In order to proceed in a phenomenological analysis of the crisis of social science we must develop an understanding of both phenomenology and social science as cognitive styles. In the case of the former this will lead to a phenomenology proper. “Proper” means here both “accurate” and “designating a particular”. More specifically, we understand the Phenomenological Movement to be a province of meaning with a particular cognitive style that we call “phenomenology”. In so doing we make the ideological claim to “proper phenomenology”. That is, returning to Spiegelberg’s discussion of various inventions of “phenomenology”, we are so far capable of dividing these inventions into simpliciter phenomenologies and pseudo-phenomenologies. But as these simpliciter phenomenologies all share in the philosophical anthropological concern they may be regarded as having the same contemplative attitude.
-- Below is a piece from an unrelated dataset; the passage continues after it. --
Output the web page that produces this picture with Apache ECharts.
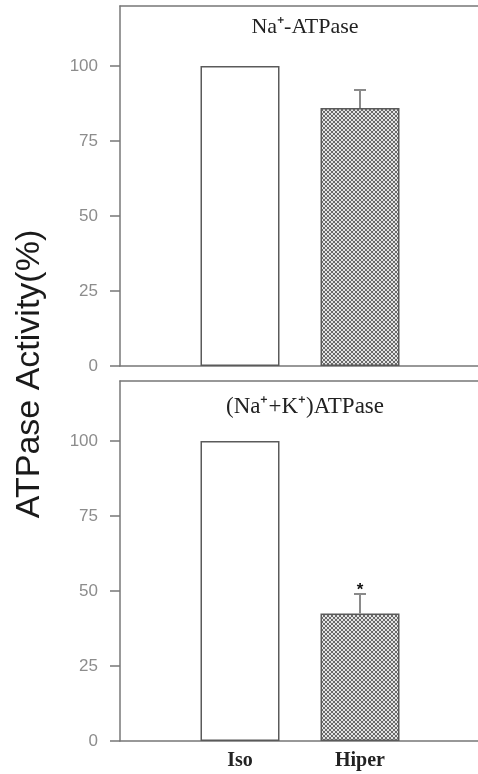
<!DOCTYPE html>
<html>
<head>
<meta charset="utf-8">
<script src="https://cdn.jsdelivr.net/npm/echarts@6/dist/echarts.min.js"></script>
<style>html,body{margin:0;padding:0;background:#fff}#c{width:478px;height:774px}</style>
</head>
<body>
<div id="c"></div>
<script>
const categories = ['', 'Iso', 'Hiper', ''];
const topTitle = 'Na\u207A-ATPase';
const bottomTitle = '(Na\u207A+K\u207A)ATPase';
const yAxisTitle = 'ATPase Activity(%)';
const yTicks = [0, 25, 50, 75, 100];
const topIso = [null, 100, null, null];
const topHiper = [null, null, 86, null];
const topErr = [null, null, 6, null];
const botIso = [null, 100, null, null];
const botHiper = [null, null, 42.5, null];
const botErr = [null, null, 6.5, null];
const botMark = [null, null, '*', null];

function makePattern() {
  const c = document.createElement('canvas');
  c.width = 4; c.height = 4;
  const ctx = c.getContext('2d');
  ctx.fillStyle = '#e4e4e4';
  ctx.fillRect(0, 0, 4, 4);
  ctx.fillStyle = '#6a6a6a';
  for (let i = 0; i < 4; i++) {
    ctx.fillRect(i, i, 1, 1);
    ctx.fillRect(i, 3 - i, 1, 1);
  }
  return c;
}
const pat = makePattern();

const chart = echarts.init(document.getElementById('c'), null, {renderer: 'canvas'});
const axisGray = '#777';

function yAxis(idx) {
  return {
    type: 'value', gridIndex: idx, min: 0, max: 120, interval: 25,
    axisLine: {show: true, lineStyle: {color: axisGray, width: 1.5}},
    axisTick: {show: true, length: 10, lineStyle: {color: axisGray, width: 1.5}, customValues: yTicks},
    axisLabel: {color: '#8c8c8c', fontFamily: 'Liberation Sans', fontSize: 17, margin: 22, customValues: yTicks},
    splitLine: {show: false}
  };
}
function xAxis(idx, showLabels) {
  return {
    type: 'category', gridIndex: idx, data: categories, boundaryGap: false,
    axisLine: {show: true, onZero: false, lineStyle: {color: axisGray, width: 1.5}},
    axisTick: {show: false},
    axisLabel: {show: showLabels, interval: 0, color: '#222', fontFamily: 'Liberation Serif', fontWeight: 'bold', fontSize: 20, margin: 10},
    splitLine: {show: false}
  };
}
function topFrame(idx) {
  return {
    type: 'category', gridIndex: idx, data: categories, boundaryGap: false, position: 'top',
    axisLine: {show: true, onZero: false, lineStyle: {color: axisGray, width: 1.5}},
    axisTick: {show: false}, axisLabel: {show: false}, splitLine: {show: false}
  };
}
function errSeries(idx, values, err, marks) {
  return {
    type: 'custom', xAxisIndex: idx * 2, yAxisIndex: idx,
    data: values.map((v, i) => [i, v, err[i]]).filter(d => d[1] != null),
    renderItem: function (params, api) {
      const x = api.value(0), v = api.value(1), e = api.value(2);
      const p0 = api.coord([x, v]);
      const p1 = api.coord([x, v + e]);
      const children = [
        {type: 'line', shape: {x1: p0[0], y1: p0[1], x2: p1[0], y2: p1[1]}, style: {stroke: '#8a8a8a', lineWidth: 2}},
        {type: 'line', shape: {x1: p1[0] - 6, y1: p1[1], x2: p1[0] + 6, y2: p1[1]}, style: {stroke: '#8a8a8a', lineWidth: 2}}
      ];
      const m = marks ? marks[x] : null;
      if (m) {
        children.push({type: 'text', style: {text: m, x: p1[0], y: p1[1] + 5, align: 'center', verticalAlign: 'bottom', fill: '#111', font: 'bold 17px "Liberation Sans"'}});
      }
      return {type: 'group', children: children};
    },
    z: 5
  };
}
function barSeries(idx, data, color) {
  return {
    type: 'bar', xAxisIndex: idx * 2, yAxisIndex: idx, data: data, barWidth: 79, barGap: '-100%',
    itemStyle: {color: color, borderColor: '#5a5a5a', borderWidth: 1.5},
    silent: true
  };
}

chart.setOption({
  animation: false,
  backgroundColor: '#fff',
  title: [
    {text: topTitle, left: 300, top: 11, textAlign: 'center', textStyle: {fontFamily: 'Liberation Serif', fontWeight: 'normal', fontSize: 22, color: '#222'}},
    {text: bottomTitle, left: 300, top: 390, textAlign: 'center', textStyle: {fontFamily: 'Liberation Serif', fontWeight: 'normal', fontSize: 23, color: '#222'}}
  ],
  grid: [
    {left: 120, top: 6, width: 360, height: 360, show: false, outerBoundsMode: 'none'},
    {left: 120, top: 381, width: 360, height: 360, show: false, outerBoundsMode: 'none'}
  ],
  xAxis: [xAxis(0, false), topFrame(0), xAxis(1, true), topFrame(1)],
  yAxis: [yAxis(0), yAxis(1)],
  series: [
    barSeries(0, topIso, '#fff'),
    barSeries(0, topHiper, {image: pat, repeat: 'repeat'}),
    errSeries(0, topHiper, topErr, null),
    barSeries(1, botIso, '#fff'),
    barSeries(1, botHiper, {image: pat, repeat: 'repeat'}),
    errSeries(1, botHiper, botErr, botMark)
  ],
  graphic: [{
    type: 'text', x: 30, y: 374, rotation: Math.PI / 2,
    style: {text: yAxisTitle, fill: '#1a1a1a', font: '34px "Liberation Sans"', align: 'center', verticalAlign: 'middle'}
  }]
});
</script>
</body>
</html>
What differentiates them, therefore, is the differences in their practical attitudes, i.e. how they go about approaching the question “what is wer?”. All these phenomenologies are cognitive styles and once we have grasped their practical attitudes we have their definition in the proper sense. It is for this reason we can carry forward Spiegelberg’s distinction of “unrelated phenomenologies” to designate those phenomenologies proper whose practical attitudes are not the same as that of the Phenomenological Movement. In this respect the “proper” of “proper phenomenology” can be understood in its Old French root propre meaning “one’s own”. 24 The definition of the Phenomenological Movement as a phenomenology proper thus requires that phenomenology possess all the necessary constituents of a cognitive style.